Julia Ahaesy / Opinion Team
On sunny afternoons, just across the street from Suffolk University’s 10 West residence hall, rows of books fill an empty lot surrounded by illustrations of novel bindings. Book enthusiasts filter between the rows and eventually make their way into the Brattle Book Shop.
Many Suffolk students walk by this view every day. For the shop’s owner, Kenneth Gloss, scenes like this have been the backdrop to his family’s life since they bought the business in 1949.
Gloss, best known for his frequent appearance on the PBS television show, “Antiques Roadshow,” discussed the value of old and rare books to a crowd of readers and antique-lovers at the Cambridge Public Library on Feb. 12.

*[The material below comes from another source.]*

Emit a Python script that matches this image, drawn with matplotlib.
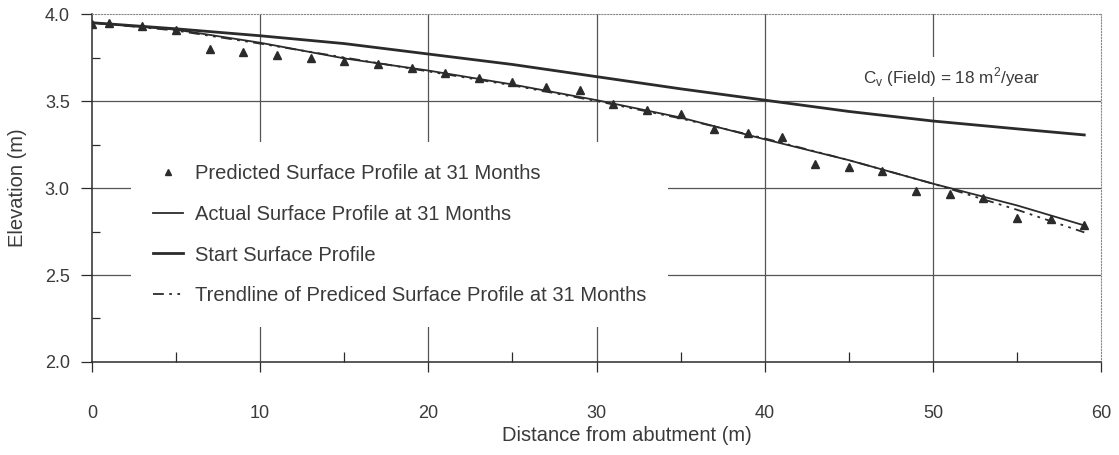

“The real value of books is the knowledge in the books and the dissemination of that knowledge – and I think that’s a really great trade-off,” said Gloss.
Gloss inherited The Brattle Book Shop from his father. He has been working with books since the age of five and has had a deep love for them ever since.
He joked with the audience at the event that his parents said his first word as a baby was “book.” Even after receiving a bachelor’s degree in chemistry, Gloss decided to dedicate his life to the book business.
“The chemistry degree was very, very valuable to me. I could have been a chemist, but when I came to work at the store, I knew I could do something else and my father knew I could do something else – and that was probably worth the whole education because otherwise I might have felt trapped,” said Gloss.
The shop has always been in Boston. It first started on Brattle Street in the early 1820s and has had seven different locations since then.
Gloss’s father moved the store to West Street in 1969. After holding a sale, his father opened the doors to hundreds of people and gave away 250,000 books.
“At the end of the giveaway, there were books left over. He hired a covered wagon with a cowboy and a horse team and on the cover of wagon it said: ‘Go west book-lovers, go find West St. Brattle Book Shop,’” said Gloss. “They filled it up with books and they drove it with my father sitting in the back throwing out books the whole way.”
In 1980, the 5-story book shop burned down to the ground in a devastating fire. With an optimistic and motivated attitude, Gloss has been building his shop back up ever since.
Gloss is a member of multiple bookseller and antique book associations. When he’s not in the shop, Gloss spends his time traveling, appraising libraries across the country. He is often found at several university bookstores, including Harvard University and Boston University. His favorite part of his job, however, is going out to different states and meeting all different people who show him interesting antiques.
“Almost anything you can think of, there are people out there who are interested,” said Gloss.
As examples, he presented a few antiques that he has at his shop. He held a program from the 1912 World Series where the Red Sox won against the Yankees. He also showed a brochure that explained how to purchase passage on The Titanic. The audience viewed two antique “Life” magazines from the 1940s– one with Eroll Flynn on the cover, and the other with Elizabeth Taylor when she was 15 years old.
“A lot of the fun in collecting is learning about something, is studying, is appreciating them,” said Gloss. “It is really good knowledge that makes something interesting and more valuable.”
He is an expert at knowing the value of all books. In his talk, he said that a book is most valuable when it is historical, in great condition and signed by the author.
Sue Bell, an event coordinator at the Cambridge Public Library, thought that Gloss would be a great guest speaker to invite to the library.
“Our patrons are book lovers so they’re really interested in history of books and I think a lot of people are really drawn to learning more about them and having someone – an expertise – who can tell them something more about those books you’ve been holding onto at home,” Bell said.
Becky L in, who attended the lecture, said she enjoys going to old book stores and looking around.
“I have always loved old antiques – I am a bit of a history nerd. So when I saw this event I just thought, why not?” said Lin.
The Brattle Book Shop is one of America’s oldest bookshops, located on 9 West St. The shop sells $1 books to rare finds worth thousands of dollars. Gloss also has a podcast called “Brattlecast,” where he shares entertaining stories about his adventures finding antiques and working as a bookseller.